Coopération et cooptation

En plus des approches coopératives, la société civile a également développé des outils pour faire pression sur les gouvernements, par le biais de la mobilisation sociale ou des litiges, mais aussi par une utilisation sophistiquée des médias sociaux ou grand public, et par une pression sur la réputation en utilisant les relations avec les donateurs internationaux.

Ainsi, les activistes locaux de la région déploient des stratégies pour se situer sur une ligne fine entre coopération et cooptation, et entre conflit et confrontation.

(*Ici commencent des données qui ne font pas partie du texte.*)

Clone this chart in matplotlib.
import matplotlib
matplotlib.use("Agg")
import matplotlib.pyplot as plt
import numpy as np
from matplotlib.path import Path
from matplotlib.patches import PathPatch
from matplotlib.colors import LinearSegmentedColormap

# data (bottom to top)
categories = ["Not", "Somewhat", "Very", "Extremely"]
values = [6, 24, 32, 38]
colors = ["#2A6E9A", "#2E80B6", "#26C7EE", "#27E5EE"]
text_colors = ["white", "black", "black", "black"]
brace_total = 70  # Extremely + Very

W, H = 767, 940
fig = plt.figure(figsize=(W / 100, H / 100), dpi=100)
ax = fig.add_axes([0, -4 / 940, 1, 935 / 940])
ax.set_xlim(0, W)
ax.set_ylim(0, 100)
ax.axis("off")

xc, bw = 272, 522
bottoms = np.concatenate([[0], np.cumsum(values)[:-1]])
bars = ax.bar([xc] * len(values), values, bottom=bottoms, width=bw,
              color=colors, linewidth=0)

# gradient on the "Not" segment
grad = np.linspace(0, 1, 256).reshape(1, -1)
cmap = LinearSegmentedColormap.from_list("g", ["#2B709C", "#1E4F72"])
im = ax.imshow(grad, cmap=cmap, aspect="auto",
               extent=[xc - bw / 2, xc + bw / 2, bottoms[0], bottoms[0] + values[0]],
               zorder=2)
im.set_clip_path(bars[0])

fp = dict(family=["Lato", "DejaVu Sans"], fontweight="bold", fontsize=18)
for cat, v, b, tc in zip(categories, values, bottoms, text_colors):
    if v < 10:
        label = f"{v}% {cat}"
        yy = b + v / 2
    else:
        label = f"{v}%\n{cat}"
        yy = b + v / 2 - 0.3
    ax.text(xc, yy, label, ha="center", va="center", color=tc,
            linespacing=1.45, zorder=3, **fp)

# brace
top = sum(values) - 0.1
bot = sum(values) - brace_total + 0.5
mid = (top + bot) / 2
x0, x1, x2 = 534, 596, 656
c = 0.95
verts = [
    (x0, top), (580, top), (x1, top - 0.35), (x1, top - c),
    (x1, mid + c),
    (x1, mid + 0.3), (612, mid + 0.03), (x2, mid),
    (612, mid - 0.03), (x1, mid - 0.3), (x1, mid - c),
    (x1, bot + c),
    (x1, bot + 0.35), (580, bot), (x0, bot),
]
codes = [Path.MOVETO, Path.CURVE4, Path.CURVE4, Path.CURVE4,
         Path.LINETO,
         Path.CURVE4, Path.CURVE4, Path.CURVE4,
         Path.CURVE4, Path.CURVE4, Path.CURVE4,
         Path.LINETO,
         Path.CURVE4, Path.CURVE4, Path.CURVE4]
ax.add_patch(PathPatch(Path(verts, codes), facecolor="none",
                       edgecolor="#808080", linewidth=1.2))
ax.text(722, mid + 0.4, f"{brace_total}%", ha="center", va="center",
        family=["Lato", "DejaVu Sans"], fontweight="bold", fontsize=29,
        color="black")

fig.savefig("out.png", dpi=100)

Comme l’explique un militant tunisien : « Nous avions l’habitude d’utiliser des méthodes très conflictuelles [dans nos relations avec les fonctionnaires], ce qui fait la réputation de notre organisation…. Mais nous avons constaté que ce n’était pas une solution. On ne peut pas se battre avec [eux] parce qu’ils ont fait quelque chose de mal. Nous devrions leur montrer comment faire les choses correctement, comment rédiger leur règlement intérieur, comment mener un appel d’offres public, comment respecter les lois sur l’accès à l’information. Nous avons donc une nouvelle approche… qui consiste à établir des partenariats avec les institutions… et à passer de la confrontation au soutien ».

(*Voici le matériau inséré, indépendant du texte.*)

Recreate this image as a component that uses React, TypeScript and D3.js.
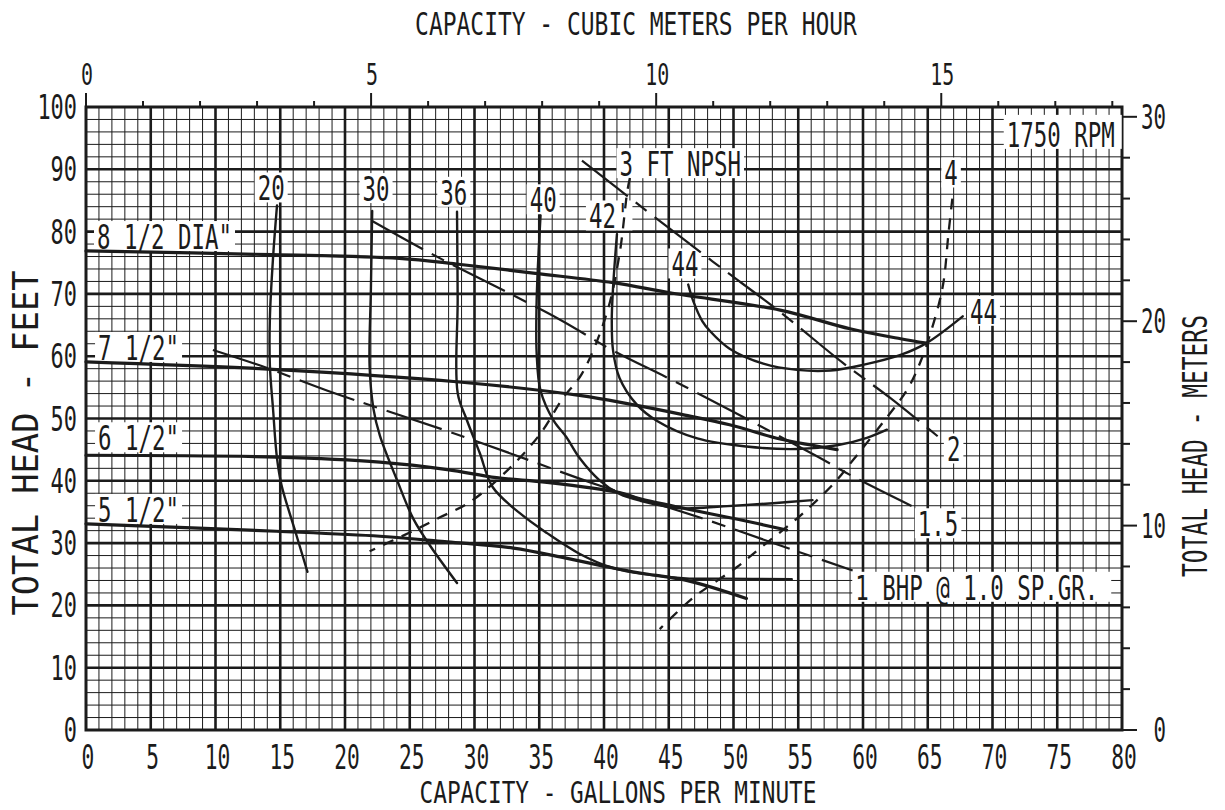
import * as d3 from "d3";

type Pt = [number, number];

// ── Axis tick labels ────────────────────────────────────────────────
const gpmTicks = [0, 5, 10, 15, 20, 25, 30, 35, 40, 45, 50, 55, 60, 65, 70, 75, 80];
const feetTicks = [0, 10, 20, 30, 40, 50, 60, 70, 80, 90, 100];
const meterTicks = [0, 10, 20, 30];
const m3hTicks = [0, 5, 10, 15];

// ── Head-capacity curves: [GPM, head ft] ────────────────────────────
const dia85: Pt[] = [[0, 76.9], [14.4, 76.3], [24.2, 75.7], [28.6, 74.8], [34.7, 73.3], [40.7, 71.8], [45.3, 70.1], [53.6, 67.4], [59.0, 64.4], [62.9, 62.8], [64.9, 62.1]];
const dia75: Pt[] = [[0, 59.1], [14.4, 57.9], [28.6, 55.9], [38.1, 53.7], [42.0, 52.3], [45.9, 50.7], [49.7, 49.0], [53.6, 46.7], [56.1, 45.7], [58.0, 45.0]];
const dia65: Pt[] = [[0, 44.1], [14.7, 43.8], [22.7, 43.0], [27.9, 41.8], [31.7, 40.5], [35.6, 39.75], [41.2, 38.1], [42.8, 37.1], [46.6, 35.4], [50.5, 33.75], [54.1, 32.1]];
const dia55: Pt[] = [[0, 33.1], [14.7, 31.9], [22.7, 31.1], [27.9, 30.2], [33.0, 29.2], [36.8, 27.7], [40.7, 26.0], [42.8, 25.2], [46.6, 23.9], [51.0, 21.1]];

// ── Efficiency contours (%) ─────────────────────────────────────────
const eff20: Pt[] = [[14.75, 84.2], [14.44, 75.7], [14.2, 66.1], [14.2, 58.5], [14.44, 51.6], [14.75, 43.6], [15.1, 39.3], [16.1, 32.3], [17.1, 25.4]];
const eff30: Pt[] = [[22.1, 83.3], [22.0, 70.8], [21.9, 58.4], [22.2, 51.5], [22.7, 47.2], [24.0, 40.2], [25.3, 33.8], [26.6, 29.5], [28.65, 23.6]];
const eff36: Pt[] = [[28.65, 83.2], [28.7, 69.1], [28.7, 54.1], [29.4, 49.8], [30.4, 44.5], [31.4, 39.0], [33.5, 34.8], [35.6, 31.6], [38.1, 28.3], [40.7, 26.0], [43.6, 24.9], [46.6, 24.3], [49.0, 24.3], [54.5, 24.2]];
const eff40: Pt[] = [[35.1, 82.6], [34.8, 69.0], [34.8, 60.5], [35.1, 54.5], [36.1, 49.7], [37.1, 47.0], [38.1, 43.7], [39.7, 40.0], [41.2, 37.9], [42.8, 36.8], [45.9, 35.6], [49.2, 35.9], [53.05, 36.4], [56.1, 36.9]];
const eff42: Pt[] = [[41.0, 79.6], [40.7, 71.0], [40.6, 65.7], [40.7, 60.9], [41.2, 56.5], [42.5, 52.3], [44.1, 49.6], [47.2, 46.8], [51.0, 45.5], [54.9, 45.1], [58.0, 45.7], [60.3, 46.9], [61.85, 48.2]];
const eff44: Pt[] = [[46.5, 71.5], [46.9, 68.8], [47.6, 65.6], [48.2, 64.0], [49.7, 61.2], [52.3, 58.8], [54.9, 57.8], [57.5, 57.7], [60.0, 58.6], [62.9, 60.2], [64.9, 62.1], [67.7, 66.4]];

// ── Brake horsepower lines ──────────────────────────────────────────
const bhp2: Pt[] = [[38.3, 91.4], [42.5, 84.6], [48.4, 75.2], [53.6, 67.1], [58.4, 59.0], [62.1, 53.3], [66.2, 46.4]];
const bhp15: Pt[] = [[22.1, 81.7], [26.8, 76.3], [36.4, 66.1], [40.7, 60.9], [45.7, 55.7], [56.3, 44.1], [59.4, 40.5], [64.4, 35.3]];
const bhp1: Pt[] = [[9.8, 61.0], [14.0, 58.1], [18.6, 54.5], [27.6, 48.2], [32.5, 44.6], [39.7, 39.2], [47.4, 34.1], [54.6, 28.9], [59.2, 25.6]];

// ── NPSH required lines ─────────────────────────────────────────────
const npsh3: Pt[] = [[42.0, 88.6], [41.8, 86.5], [41.2, 76.4], [40.2, 66.8], [38.3, 57.2], [36.8, 53.2], [35.1, 47.6], [32.7, 42.0], [29.65, 36.6], [27.3, 34.1], [25.0, 31.7], [21.9, 28.7]];
const npsh4: Pt[] = [[66.9, 85.3], [66.6, 79.7], [66.2, 71.7], [65.6, 66.4], [64.4, 58.9], [63.4, 54.6], [61.7, 49.8], [59.2, 43.25], [57.8, 39.7], [55.1, 34.3], [52.0, 29.1], [50.3, 26.2], [48.3, 23.35], [46.8, 21.1], [44.3, 16.2]];

// ── Curve labels, anchored at [GPM, ft] ─────────────────────────────
const labels: { text: string; gpm: number; ft: number; mid?: boolean; padR?: number; padT?: number }[] = [
  { text: '8 1/2 DIA"', gpm: 0.85, ft: 77.2 },
  { text: '7 1/2"', gpm: 0.93, ft: 59.4 },
  { text: '6 1/2"', gpm: 0.93, ft: 44.9 },
  { text: '5 1/2"', gpm: 0.93, ft: 33.4 },
  { text: "20", gpm: 14.3, ft: 85.0, mid: true },
  { text: "30", gpm: 22.4, ft: 84.9, mid: true },
  { text: "36", gpm: 28.4, ft: 84.3, mid: true },
  { text: "40", gpm: 35.3, ft: 83.1, mid: true },
  { text: "42'", gpm: 40.4, ft: 80.5, mid: true },
  { text: "44", gpm: 46.25, ft: 72.8, mid: true },
  { text: "44", gpm: 69.3, ft: 65.2, mid: true },
  { text: "3 FT NPSH", gpm: 41.2, ft: 88.9 },
  { text: "4", gpm: 66.8, ft: 87.4, mid: true },
  { text: "2", gpm: 67.0, ft: 43.1, mid: true },
  { text: "1.5", gpm: 65.8, ft: 31.1, mid: true },
  { text: "1 BHP @ 1.0 SP.GR.", gpm: 59.4, ft: 20.9, padR: 10 },
  { text: "1750 RPM", gpm: 71.1, ft: 93.6, padR: 4, padT: 8 },
];

const W = 1225;
const H = 810;
const INK = "#1b1b1b";
const FONT = "'DejaVu Sans Mono', 'Liberation Mono', monospace";
const ADV = 0.602; // DejaVu Sans Mono advance per em
const CHAR = 13.5; // plotter font is monospaced and very narrow

// narrow text: natural monospace glyphs squeezed horizontally
function Txt(p: { x: number; y: number; text: string; size?: number; mid?: boolean; end?: boolean; len?: number; rot?: boolean }) {
  const size = p.size ?? 33;
  const len = p.len ?? p.text.length * CHAR * (size / 33);
  const sx = len / (p.text.length * ADV * size);
  const tr = `translate(${p.x} ${p.y})${p.rot ? " rotate(-90)" : ""} scale(${sx.toFixed(4)} 1)`;
  return (
    <text
      transform={tr}
      fontSize={size}
      fontFamily={FONT}
      fill={INK}
      textAnchor={p.mid ? "middle" : p.end ? "end" : "start"}
    >
      {p.text}
    </text>
  );
}

export default function App() {
  const x = d3.scaleLinear().domain([0, 80]).range([86, 1122]);
  const y = d3.scaleLinear().domain([0, 100]).range([730, 107]);
  const xM = d3.scaleLinear().domain([0, 80 * 0.2271247]).range([86, 1122]);
  const yM = d3.scaleLinear().domain([0, 100 * 0.3048]).range([730, 107]);

  const smooth = d3.line<Pt>().x((d) => x(d[0])).y((d) => y(d[1])).curve(d3.curveCatmullRom.alpha(0.5));

  const vMinor = d3.range(0, 81).filter((v) => v % 5 !== 0);
  const hMinor = d3.range(0, 101, 2).filter((v) => v % 10 !== 0);
  const vMajor = d3.range(5, 80, 5);
  const hMajor = d3.range(10, 100, 10);
  const m3hMinor = d3.range(0, 19);
  const mMinor = d3.range(0, 31, 2);

  const hq = [dia85, dia75, dia65, dia55];
  const eff = [eff20, eff30, eff36, eff40, eff42, eff44];
  const bhp = [bhp2, bhp15, bhp1];
  const npsh = [npsh3, npsh4];

  const cap = 24;

  return (
    <div style={{ position: "absolute", left: 0, top: 0, width: W, height: H, background: "#fff" }}>
      <svg width={W} height={H} style={{ display: "block" }}>
        <rect width={W} height={H} fill="#fff" />

        {/* grid */}
        <g stroke={INK}>
          {vMinor.map((v) => (
            <line key={"vm" + v} x1={x(v)} x2={x(v)} y1={y(0)} y2={y(100)} strokeWidth={1} />
          ))}
          {hMinor.map((v) => (
            <line key={"hm" + v} x1={x(0)} x2={x(80)} y1={y(v)} y2={y(v)} strokeWidth={1} />
          ))}
          {vMajor.map((v) => (
            <line key={"vM" + v} x1={x(v)} x2={x(v)} y1={y(0)} y2={y(100)} strokeWidth={2.6} />
          ))}
          {hMajor.map((v) => (
            <line key={"hM" + v} x1={x(0)} x2={x(80)} y1={y(v)} y2={y(v)} strokeWidth={2.6} />
          ))}
          <rect x={x(0)} y={y(100)} width={x(80) - x(0)} height={y(0) - y(100)} fill="none" strokeWidth={3} />
          {m3hMinor.map((v) => (
            <line key={"tt" + v} x1={xM(v)} x2={xM(v)} y1={y(100)} y2={y(100) - (v % 5 === 0 ? 14 : 6)} strokeWidth={2} />
          ))}
          {mMinor.map((v) => (
            <line key={"rt" + v} x1={x(80)} x2={x(80) + (v % 10 === 0 ? 15 : 8)} y1={yM(v)} y2={yM(v)} strokeWidth={2} />
          ))}
        </g>

        {/* white label boxes knocking out the grid */}
        {labels.map((l, i) => {
          const len = l.text.length * CHAR;
          const px = x(l.gpm);
          const x0 = l.mid ? px - len / 2 : px;
          const top = y(l.ft) - cap - (l.padT ?? 4);
          return (
            <rect
              key={"b" + i}
              x={x0 - 3}
              y={top}
              width={len + 6 + (l.padR ?? 0)}
              height={y(l.ft) + 2 - top}
              fill="#fff"
            />
          );
        })}

        {/* curves */}
        <g fill="none" stroke={INK} strokeLinecap="round" strokeLinejoin="round">
          {npsh.map((d, i) => (
            <path key={"n" + i} d={smooth(d) ?? ""} strokeWidth={2.3} strokeDasharray="11 9" strokeLinecap="butt" />
          ))}
          {bhp.map((d, i) => (
            <path key={"p" + i} d={smooth(d) ?? ""} strokeWidth={2.2} strokeDasharray="58 10 14 10" strokeLinecap="butt" />
          ))}
          {eff.map((d, i) => (
            <path key={"e" + i} d={smooth(d) ?? ""} strokeWidth={2.4} />
          ))}
          {hq.map((d, i) => (
            <path key={"h" + i} d={smooth(d) ?? ""} strokeWidth={3.2} />
          ))}
        </g>

        {/* curve labels */}
        {labels.map((l, i) => (
          <Txt key={"t" + i} x={x(l.gpm)} y={y(l.ft)} text={l.text} mid={l.mid} />
        ))}

        {/* axis tick labels */}
        {gpmTicks.map((v) => (
          <Txt key={"gx" + v} x={x(v) + 2} y={769} text={String(v)} size={33} mid len={String(v).length * 12.8} />
        ))}
        {feetTicks.map((v) => (
          <Txt key={"fy" + v} x={77} y={y(v) + 12} text={String(v)} size={34} end len={String(v).length * 13.2} />
        ))}
        {meterTicks.map((v) => (
          <Txt key={"my" + v} x={1166} y={yM(v) + 12} text={String(v)} size={34} end len={String(v).length * 12.5} />
        ))}
        {m3hTicks.map((v) => (
          <Txt key={"mx" + v} x={xM(v) + 1} y={85} text={String(v)} size={31} mid len={String(v).length * 12} />
        ))}

        {/* axis titles */}
        <Txt x={636} y={35} text="CAPACITY - CUBIC METERS PER HOUR" size={32} mid len={442} />
        <Txt x={618} y={803} text="CAPACITY - GALLONS PER MINUTE" size={30} mid len={397} />
        <Txt x={38} y={443} text="TOTAL HEAD - FEET" size={35} mid len={345} rot />
        <Txt x={1207} y={446} text="TOTAL HEAD - METERS" size={34} mid len={262} rot />
      </svg>
    </div>
  );
}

Implications pour les donateur

Les acteurs de la société civile au Liban, au Maroc et en Tunisie considèrent les initiatives de responsabilité sociale comme une voie à suivre, mais ils sont limités par les approches actuelles des donateurs. L’accent mis par les donateurs sur l’introduction de mécanismes participatifs dans leurs projets a des effets positifs mais aussi négatifs sur la responsabilité. Par exemple, les programmes de participation financés par les donateurs et dirigés par le gouvernement sont parfois utilisés par les autorités pour imposer des formes de participation citoyenne conçues pour protéger les gouvernements d’une responsabilité totale et exclure les OSC (organisations de la société civile). Ce risque a déjà été souligné dans des études décrivant comment des gouvernements arabes ont usurpé des processus financés par des donateurs internationaux pour renforcer leurs propres réseaux ou vider les réformes de leur substance. Le parrainage d’initiatives qui permettent aux gouvernements de définir les mécanismes de participation ouvre la porte à l’exploitation de la responsabilité sociale.

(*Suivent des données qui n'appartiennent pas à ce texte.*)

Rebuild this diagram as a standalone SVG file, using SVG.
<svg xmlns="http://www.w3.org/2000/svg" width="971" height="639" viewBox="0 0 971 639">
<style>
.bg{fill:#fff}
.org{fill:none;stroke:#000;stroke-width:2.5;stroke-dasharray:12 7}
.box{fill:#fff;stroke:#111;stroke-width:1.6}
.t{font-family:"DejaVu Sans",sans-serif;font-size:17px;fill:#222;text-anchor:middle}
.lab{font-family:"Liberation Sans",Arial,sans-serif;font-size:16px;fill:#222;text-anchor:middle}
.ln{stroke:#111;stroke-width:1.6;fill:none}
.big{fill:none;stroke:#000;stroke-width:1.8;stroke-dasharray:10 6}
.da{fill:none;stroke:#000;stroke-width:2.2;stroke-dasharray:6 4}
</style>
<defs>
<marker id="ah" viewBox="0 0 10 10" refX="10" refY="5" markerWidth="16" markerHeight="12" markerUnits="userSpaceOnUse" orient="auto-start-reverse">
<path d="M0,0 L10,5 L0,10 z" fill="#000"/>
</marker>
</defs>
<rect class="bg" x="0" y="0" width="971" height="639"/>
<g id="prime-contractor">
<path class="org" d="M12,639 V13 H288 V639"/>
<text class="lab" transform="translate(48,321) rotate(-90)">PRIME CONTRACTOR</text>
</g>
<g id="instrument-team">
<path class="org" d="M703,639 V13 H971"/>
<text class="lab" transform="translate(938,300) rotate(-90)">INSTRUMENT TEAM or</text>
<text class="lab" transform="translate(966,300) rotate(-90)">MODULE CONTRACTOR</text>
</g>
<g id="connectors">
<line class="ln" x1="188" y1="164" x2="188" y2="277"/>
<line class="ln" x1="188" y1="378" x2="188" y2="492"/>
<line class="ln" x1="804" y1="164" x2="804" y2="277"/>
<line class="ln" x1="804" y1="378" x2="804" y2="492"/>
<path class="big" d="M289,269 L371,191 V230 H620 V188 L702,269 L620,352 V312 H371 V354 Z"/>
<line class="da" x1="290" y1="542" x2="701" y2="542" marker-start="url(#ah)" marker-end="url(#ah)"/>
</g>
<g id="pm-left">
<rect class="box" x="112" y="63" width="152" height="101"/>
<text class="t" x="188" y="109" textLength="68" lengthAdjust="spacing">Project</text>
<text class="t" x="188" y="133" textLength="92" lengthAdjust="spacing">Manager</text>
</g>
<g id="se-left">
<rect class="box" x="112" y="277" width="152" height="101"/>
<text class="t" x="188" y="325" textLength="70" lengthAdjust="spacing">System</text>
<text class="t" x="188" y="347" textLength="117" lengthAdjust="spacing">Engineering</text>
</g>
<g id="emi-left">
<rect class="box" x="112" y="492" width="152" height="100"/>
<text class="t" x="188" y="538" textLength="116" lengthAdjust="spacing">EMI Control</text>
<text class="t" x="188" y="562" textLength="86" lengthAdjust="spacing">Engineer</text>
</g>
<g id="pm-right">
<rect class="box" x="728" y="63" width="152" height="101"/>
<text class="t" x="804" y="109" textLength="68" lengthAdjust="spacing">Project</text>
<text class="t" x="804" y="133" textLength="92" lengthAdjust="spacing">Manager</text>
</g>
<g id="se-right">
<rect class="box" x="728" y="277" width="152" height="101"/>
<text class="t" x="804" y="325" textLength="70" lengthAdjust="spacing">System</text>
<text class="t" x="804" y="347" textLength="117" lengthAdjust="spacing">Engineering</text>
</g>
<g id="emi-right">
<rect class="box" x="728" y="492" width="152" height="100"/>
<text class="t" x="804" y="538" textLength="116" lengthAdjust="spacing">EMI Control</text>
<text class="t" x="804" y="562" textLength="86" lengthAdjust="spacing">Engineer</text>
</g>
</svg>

le financement des donateurs décourage souvent les activités  » politiques  » impliquant des stratégies de confrontation avec l’État. Pour que les OSC puissent bénéficier d’un financement international, elles doivent être politiquement « neutres », ce qui a un effet dissuasif sur la société civile. Enfin, dans un contexte d’autonomie financière limitée, le financement des donateurs encourage la concurrence entre les OSC, ce qui mine davantage les efforts déployés sur les questions qui les concernent toutes. Les donateurs internationaux pourraient jouer un rôle en facilitant les espaces partagés pour encourager les OSC à coopérer tout en leur permettant de fixer leurs propres priorités d’action.